Итак, данная славянам еще в VI веке византийскими дипломатами характеристика должна быть дополнена: они не только «άνταρκοι και μισάλληλαι», но у них есть природное устремление к «красоте» и к «веселию». Неумение устроить у себя мир и порядок привело к водворению иноземной по происхождению и по нравам варяжской власти (как именно произошло это водворение – несущественно; важно только то, что неумение самим управляться ясно сознано общественным мнением, представителем которого является летописец), стремление же к «красоте» и «веселию» привело к принятию восточного православия.

Христианство к Руси начало проникать от южных ее соседей с самого начала IX века и, прежде всего, появилось у Руси Тмутараканской. Лишь в самом конце того же века мы замечаем начатки христианства в Киеве при князе Аскольде6. Русь северная, Новгородская, жившая до X века обособленно от жизни русского юга, находившаяся под влиянием язычников-скандинавов, остается до времен св. Владимира строго языческой. Варяги, вообще, в истории начального христианства на Руси должны быть рассматриваемы как сила антихристианская и в Новгороде, и в Киеве, где они появляются в X веке с объединением северной и южной частей речного пути «из варяг в греки».

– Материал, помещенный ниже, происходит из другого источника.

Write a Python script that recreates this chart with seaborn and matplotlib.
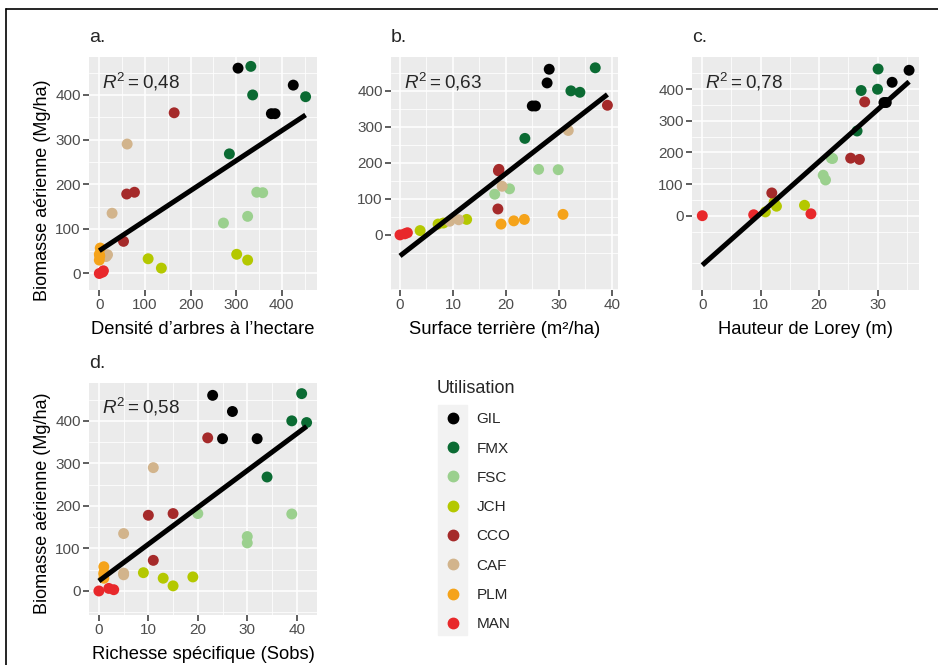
import numpy as np
import pandas as pd
import matplotlib
matplotlib.use("Agg")
import matplotlib.pyplot as plt
import seaborn as sns
from matplotlib.lines import Line2D
from matplotlib.patches import Rectangle

# données (une ligne par parcelle)
utilisation = ["GIL", "GIL", "GIL", "GIL",
               "FMX", "FMX", "FMX", "FMX",
               "FSC", "FSC", "FSC", "FSC",
               "JCH", "JCH", "JCH", "JCH",
               "CCO", "CCO", "CCO", "CCO",
               "CAF", "CAF", "CAF", "CAF",
               "PLM", "PLM", "PLM", "PLM",
               "MAN", "MAN", "MAN"]
biomasse = [460, 422, 358, 358,
            464, 400, 396, 268,
            182, 181, 128, 113,
            43, 33, 30, 12,
            360, 182, 178, 72,
            290, 135, 42, 38,
            57, 43, 39, 30,
            0, 6, 3]
densite = [304, 425, 377, 385,
           332, 336, 452, 285,
           345, 358, 325, 272,
           301, 107, 325, 136,
           164, 77, 60, 53,
           61, 28, 18, 15,
           2, 0, 1, 0,
           0, 9, 7]
surface = [28.2, 27.8, 25.0, 25.6,
           36.9, 32.3, 34.0, 23.6,
           26.2, 29.9, 20.7, 17.9,
           12.6, 8.2, 7.2, 3.8,
           39.2, 18.7, 18.6, 18.5,
           31.8, 19.3, 11.1, 9.4,
           30.8, 23.5, 21.5, 19.1,
           0.0, 1.4, 0.9]
lorey = [35.4, 32.5, 31.1, 31.5,
         30.1, 30.0, 27.2, 26.5,
         22.1, 22.3, 20.7, 21.1,
         12.3, 17.5, 12.7, 10.8,
         27.8, 25.4, 26.9, 11.9,
         np.nan, np.nan, np.nan, np.nan,
         np.nan, np.nan, np.nan, np.nan,
         0.0, 18.6, 8.8]
richesse = [23, 27, 25, 32,
            41, 39, 42, 34,
            20, 39, 30, 30,
            9, 19, 13, 15,
            22, 15, 10, 11,
            11, 5, 5, 5,
            1, 1, 1, 1,
            0, 2, 3]

categories = ["GIL", "FMX", "FSC", "JCH", "CCO", "CAF", "PLM", "MAN"]
r2_labels = ["0,48", "0,63", "0,78", "0,58"]
x_labels = ["Densité d’arbres à l’hectare", "Surface terrière (m²/ha)",
            "Hauteur de Lorey (m)", "Richesse spécifique (Sobs)"]
lettres = ["a.", "b.", "c.", "d."]

couleurs = ["#000000", "#0b6b33", "#9bd08e", "#b4c800",
            "#a52a2a", "#d2b48c", "#f5a31a", "#e8282b"]
palette = dict(zip(categories, couleurs))

df = pd.DataFrame({"utilisation": utilisation, "biomasse": biomasse,
                   "densite": densite, "surface": surface,
                   "lorey": lorey, "richesse": richesse})

sns.set_theme(style="darkgrid")
plt.rcParams['font.family'] = ['Liberation Sans', 'DejaVu Sans']
plt.rcParams['mathtext.fontset'] = 'custom'
plt.rcParams['mathtext.rm'] = 'Liberation Sans'
plt.rcParams['mathtext.it'] = 'Liberation Sans:italic'

W, H = 938, 665
fig = plt.figure(figsize=(W / 100, H / 100), dpi=100)
fig.patch.set_facecolor("white")


def axes_px(left, top, right, bottom):
    return fig.add_axes([left / W, 1 - bottom / H, (right - left) / W, (bottom - top) / H])


# position des panneaux en pixels, limites et graduations
panneaux = [
    dict(col="densite", pos=(89, 57, 317, 290), xlim=(-22.6, 477), ylim=(-37, 485),
         xt=[0, 100, 200, 300, 400], xm=50, ylab=0.43),
    dict(col="surface", pos=(391, 57, 618, 290), xlim=(-1.7, 41.2), ylim=(-153, 494),
         xt=[0, 10, 20, 30, 40], xm=5, ylab=None),
    dict(col="lorey", pos=(692, 57, 919, 290), xlim=(-1.76, 37.1), ylim=(-235, 502),
         xt=[0, 10, 20, 30], xm=5, ylab=None),
    dict(col="richesse", pos=(89, 383, 317, 615), xlim=(-2.0, 44.1), ylim=(-56.5, 489),
         xt=[0, 10, 20, 30, 40], xm=5, ylab=0.48),
]

for i, p in enumerate(panneaux):
    ax = axes_px(*p["pos"])
    ax.set_facecolor("#ebebeb")
    sns.scatterplot(data=df, x=p["col"], y="biomasse", hue="utilisation",
                    hue_order=categories, palette=palette, s=62, linewidth=0,
                    legend=False, ax=ax, zorder=3)
    sns.regplot(data=df, x=p["col"], y="biomasse", scatter=False, ci=None,
                color="black", ax=ax,
                line_kws=dict(lw=3.6, zorder=4, solid_capstyle="butt"))
    ax.set_xticks(p["xt"])
    ax.set_xticks(np.arange(p["xm"], p["xlim"][1], 2 * p["xm"]), minor=True)
    ax.set_yticks([0, 100, 200, 300, 400])
    ax.set_yticks(np.arange(-250, 500, 100), minor=True)
    ax.set_xlim(p["xlim"])
    ax.set_ylim(p["ylim"])
    ax.grid(which="major", color="white", lw=1.1)
    ax.grid(which="minor", color="white", lw=0.55)
    ax.set_axisbelow(True)
    for s in ax.spines.values():
        s.set_visible(False)
    ax.tick_params(which="major", length=4, width=1.1, color="#333333",
                   labelcolor="#4d4d4d", labelsize=11, pad=2,
                   bottom=True, left=True)
    ax.tick_params(which="minor", length=0)
    ax.set_xlabel(x_labels[i], fontsize=13.2, labelpad=6, color="black")
    if p["ylab"] is not None:
        ax.set_ylabel("Biomasse aérienne (Mg/ha)", fontsize=13, color="black")
        ax.yaxis.set_label_coords(-0.167, p["ylab"])
    else:
        ax.set_ylabel("")
    ax.set_title(lettres[i], loc="left", fontsize=14, pad=11)
    ax.text(0.057, 0.895, r"$R^2 = " + r2_labels[i].replace(",", "{,}") + "$",
            transform=ax.transAxes, fontsize=13.6, va="center", ha="left")

# légende
handles = [Line2D([], [], marker="o", ls="", color=c, markersize=7.5) for c in couleurs]
fig.legend(handles, categories, title="Utilisation", loc="upper left",
           bbox_to_anchor=(437 / W, 1 - 380 / H), frameon=False, fontsize=11,
           title_fontsize=13, labelspacing=1.0, handletextpad=0.5,
           borderpad=0, borderaxespad=0, alignment="left", handlelength=2.1)
fig.add_artist(Rectangle((438 / W, 1 - 635 / H), 29 / W, 230 / H,
                         transform=fig.transFigure, color="#f2f2f2", zorder=0))

# cadre
fig.add_artist(Line2D([6 / W, 6 / W], [0, 1 - 9 / H], transform=fig.transFigure,
                      color="black", lw=1.2))
fig.add_artist(Line2D([6 / W, 1], [1 - 9 / H, 1 - 9 / H], transform=fig.transFigure,
                      color="black", lw=1.2))

fig.savefig("out.png", dpi=100)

Не сразу поняли значение христианства для укрепления монархического принципа князья. И когда они его оценили по достоинству, не сразу им удалось насадить христианство. Только Владимиру Святому удалось крестить Русь, потому что он первый мог это сделать без ущерба для политической независимости страны. С тех пор христианство остается неизменно государственно-созидательною силою в истории России, тем дисциплинирующим началом, в котором так нуждаются славяне. И с тех же пор равно неизменно все, сколько их ни было, правители России, опираясь на Церковь, в свою очередь защищали и берегли Церковь, карая преступления против Церкви, как преступления государственные, заботясь о материальном благополучии Церкви, как о благополучии важнейшего государственного установления, ибо с течением времени Церковь и государство на Руси стали синонимами. Киевские князья проявили большую политическую мудрость, обратившись именно к восточному православию, как новому государственному общеобязательному вероисповеданию.